Aim of the exercise =
Everything from the line containing "Write a LaTeX" through the line containing "(0,0) rectangle (1076,1251);" must be written out exactly, and nothing more; leave any pictures out.

Records for this task =
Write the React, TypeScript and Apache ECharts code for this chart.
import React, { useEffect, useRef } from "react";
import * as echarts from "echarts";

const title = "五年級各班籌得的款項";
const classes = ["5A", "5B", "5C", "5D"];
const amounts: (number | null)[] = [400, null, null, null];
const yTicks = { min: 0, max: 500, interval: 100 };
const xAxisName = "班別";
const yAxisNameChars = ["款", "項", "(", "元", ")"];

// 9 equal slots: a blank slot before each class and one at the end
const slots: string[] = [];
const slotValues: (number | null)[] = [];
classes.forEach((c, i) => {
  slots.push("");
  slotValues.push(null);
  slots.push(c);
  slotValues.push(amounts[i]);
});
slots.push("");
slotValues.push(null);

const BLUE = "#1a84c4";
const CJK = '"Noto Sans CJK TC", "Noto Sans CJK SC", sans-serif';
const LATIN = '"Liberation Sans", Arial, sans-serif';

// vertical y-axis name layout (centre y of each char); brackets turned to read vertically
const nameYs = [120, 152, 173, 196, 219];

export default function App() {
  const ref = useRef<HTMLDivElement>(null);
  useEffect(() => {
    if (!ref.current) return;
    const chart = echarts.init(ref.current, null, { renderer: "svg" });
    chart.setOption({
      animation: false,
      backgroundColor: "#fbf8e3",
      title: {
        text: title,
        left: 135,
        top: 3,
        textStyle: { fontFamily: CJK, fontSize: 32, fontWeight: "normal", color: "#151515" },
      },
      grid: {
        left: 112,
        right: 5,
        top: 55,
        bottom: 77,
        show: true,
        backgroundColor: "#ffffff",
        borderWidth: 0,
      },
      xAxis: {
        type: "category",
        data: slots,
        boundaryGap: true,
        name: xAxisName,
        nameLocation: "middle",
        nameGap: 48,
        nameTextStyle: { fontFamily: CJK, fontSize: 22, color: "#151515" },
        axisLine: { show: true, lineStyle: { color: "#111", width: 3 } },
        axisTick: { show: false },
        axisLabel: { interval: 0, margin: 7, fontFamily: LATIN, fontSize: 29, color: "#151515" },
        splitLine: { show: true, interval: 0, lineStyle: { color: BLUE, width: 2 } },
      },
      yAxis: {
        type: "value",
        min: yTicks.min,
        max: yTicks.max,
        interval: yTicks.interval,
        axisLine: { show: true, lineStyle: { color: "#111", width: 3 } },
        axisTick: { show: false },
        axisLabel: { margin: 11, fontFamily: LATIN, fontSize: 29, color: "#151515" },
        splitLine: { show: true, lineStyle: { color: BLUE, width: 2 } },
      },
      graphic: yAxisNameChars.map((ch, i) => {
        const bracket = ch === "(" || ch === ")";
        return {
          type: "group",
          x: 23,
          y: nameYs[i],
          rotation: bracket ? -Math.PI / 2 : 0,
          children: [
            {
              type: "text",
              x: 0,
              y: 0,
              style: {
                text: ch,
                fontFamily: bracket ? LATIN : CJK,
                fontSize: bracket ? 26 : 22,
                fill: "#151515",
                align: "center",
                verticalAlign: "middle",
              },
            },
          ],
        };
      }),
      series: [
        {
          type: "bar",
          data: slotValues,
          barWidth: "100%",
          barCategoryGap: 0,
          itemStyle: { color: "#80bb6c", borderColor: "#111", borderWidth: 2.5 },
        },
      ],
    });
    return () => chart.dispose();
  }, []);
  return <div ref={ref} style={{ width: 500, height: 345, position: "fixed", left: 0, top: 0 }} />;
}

...

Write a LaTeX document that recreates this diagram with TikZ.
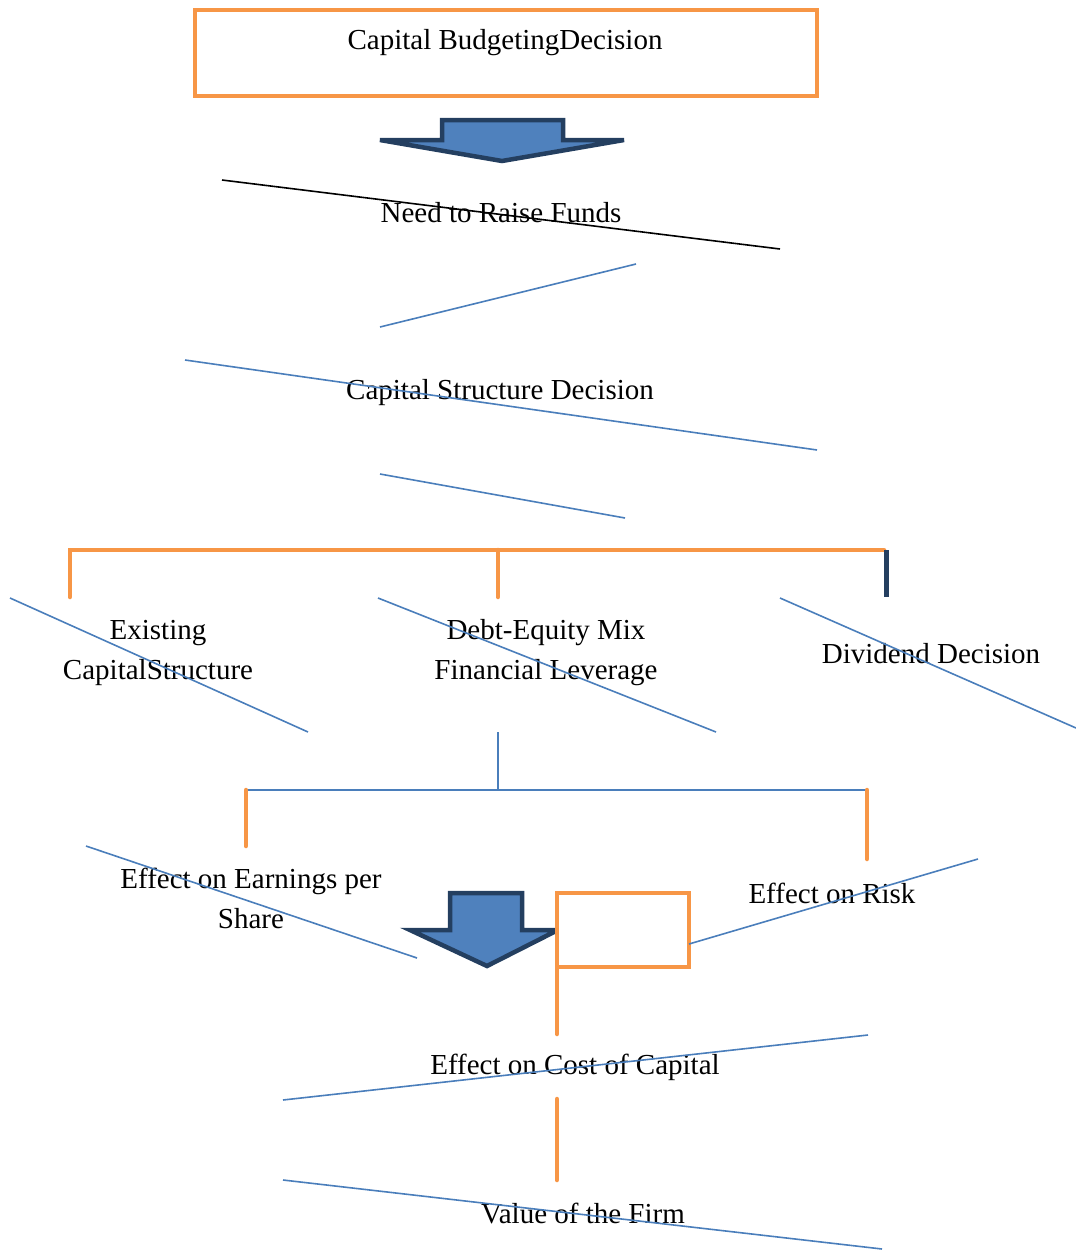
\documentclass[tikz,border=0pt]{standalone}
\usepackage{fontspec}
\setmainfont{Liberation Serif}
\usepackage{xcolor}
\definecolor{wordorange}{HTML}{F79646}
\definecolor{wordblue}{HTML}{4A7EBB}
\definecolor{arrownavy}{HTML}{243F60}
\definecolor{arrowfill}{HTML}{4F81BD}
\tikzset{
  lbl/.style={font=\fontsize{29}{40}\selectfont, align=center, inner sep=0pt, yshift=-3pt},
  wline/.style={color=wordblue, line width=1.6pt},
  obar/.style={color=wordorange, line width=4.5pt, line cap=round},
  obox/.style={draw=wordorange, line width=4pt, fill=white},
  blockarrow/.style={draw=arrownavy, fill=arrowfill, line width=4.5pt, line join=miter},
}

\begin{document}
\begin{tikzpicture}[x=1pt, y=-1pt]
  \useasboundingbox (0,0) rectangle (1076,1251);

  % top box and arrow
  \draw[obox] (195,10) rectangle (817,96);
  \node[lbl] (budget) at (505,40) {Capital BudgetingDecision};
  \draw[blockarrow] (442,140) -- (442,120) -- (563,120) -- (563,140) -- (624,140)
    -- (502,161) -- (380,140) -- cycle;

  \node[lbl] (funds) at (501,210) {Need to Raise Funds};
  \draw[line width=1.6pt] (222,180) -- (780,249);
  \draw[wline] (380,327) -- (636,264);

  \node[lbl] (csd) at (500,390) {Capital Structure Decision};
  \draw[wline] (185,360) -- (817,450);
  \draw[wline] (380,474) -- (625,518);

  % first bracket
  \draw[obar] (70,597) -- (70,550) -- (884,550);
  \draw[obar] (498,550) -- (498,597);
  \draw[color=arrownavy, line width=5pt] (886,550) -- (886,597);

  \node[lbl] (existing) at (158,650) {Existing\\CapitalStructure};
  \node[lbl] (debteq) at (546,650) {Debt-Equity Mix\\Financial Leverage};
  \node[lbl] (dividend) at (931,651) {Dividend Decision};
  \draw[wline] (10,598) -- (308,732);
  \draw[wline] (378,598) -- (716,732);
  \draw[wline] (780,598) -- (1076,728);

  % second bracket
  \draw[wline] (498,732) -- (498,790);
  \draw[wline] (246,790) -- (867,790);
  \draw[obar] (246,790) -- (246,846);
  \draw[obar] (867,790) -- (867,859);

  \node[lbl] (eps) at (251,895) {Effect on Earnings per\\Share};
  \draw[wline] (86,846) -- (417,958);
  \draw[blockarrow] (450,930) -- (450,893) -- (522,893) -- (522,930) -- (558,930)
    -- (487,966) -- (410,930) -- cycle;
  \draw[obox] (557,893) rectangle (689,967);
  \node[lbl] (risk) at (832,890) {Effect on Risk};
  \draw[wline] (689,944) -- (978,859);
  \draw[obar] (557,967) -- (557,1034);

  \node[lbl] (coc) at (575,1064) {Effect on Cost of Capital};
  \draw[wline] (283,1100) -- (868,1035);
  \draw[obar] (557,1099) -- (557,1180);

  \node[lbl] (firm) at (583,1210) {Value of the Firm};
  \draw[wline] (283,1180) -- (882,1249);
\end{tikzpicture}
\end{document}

Written response =
Write a LaTeX document that recreates this diagram with TikZ.
\documentclass[tikz,border=0pt]{standalone}
\usepackage{fontspec}
\setmainfont{Liberation Serif}
\usepackage{xcolor}
\definecolor{wordorange}{HTML}{F79646}
\definecolor{wordblue}{HTML}{4A7EBB}
\definecolor{arrownavy}{HTML}{243F60}
\definecolor{arrowfill}{HTML}{4F81BD}
\tikzset{
  lbl/.style={font=\fontsize{29}{40}\selectfont, align=center, inner sep=0pt, yshift=-3pt},
  wline/.style={color=wordblue, line width=1.6pt},
  obar/.style={color=wordorange, line width=4.5pt, line cap=round},
  obox/.style={draw=wordorange, line width=4pt, fill=white},
  blockarrow/.style={draw=arrownavy, fill=arrowfill, line width=4.5pt, line join=miter},
}

\begin{document}
\begin{tikzpicture}[x=1pt, y=-1pt]
  \useasboundingbox (0,0) rectangle (1076,1251);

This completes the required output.